In the 1950's, operatic singing on Broadway was in vogue; it was heard in musicals like Kismet and Broadway productions of operas such as Menotti's The Saint of Bleecker Street. Opera stars regularly appeared in musicals — such as Ezio Pinza in Fanny or Helen Traubel in Pipe Dream — but sometimes the results were mixed and the casting incongruous. Loesser took wonderful advantage of this trend by successfully casting the baritone Robert Weede in the role of Tony as well as by lovingly sending up the Italian bel canto style in the songs for the three chefs, "Abbondanza" and "Benvenuta."
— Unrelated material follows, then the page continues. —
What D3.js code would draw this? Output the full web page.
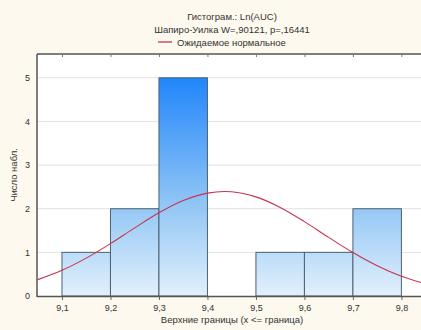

But even Loesser himself resisted calling it an opera. He was quoted as saying "It is a musical with a lot of music." Loesser was a dramatist as well as a great tunesmith and for him, the words were as important as the music. What is remarkable in Loesser's score is the consistency with which all the characters use language that makes them sound like regular folks even when the music soars into loftier territory. There is a colloquial naturalism and a seamlessness between spoken words and sung lyrics.

The emphasis on the humanity of each character is at the core of what makes The Most Happy Fella an emotionally satisfying story. It is a story about forgiveness. It is a story about people who learn to let go of old notions, forgive each other, and embrace the circumstances of the lives they lead. We can all recognize the mistakes these characters make and bask in the warmth of the love that develops between them. In The New York Times, Brooks Atkinson wrote, "Broadway is used to heart. It is not accustomed to evocations of the soul."

We return to the question, what is it? An opera? An operetta? A musical comedy? One could call it a Broadway musical with operatic tendencies. However, it may be safest just to say that it defies categorization and that it's the unique show Loesser intended to write: one bursting at the seams with passion, with music, with mirth, with regret, all the things that make up life itself.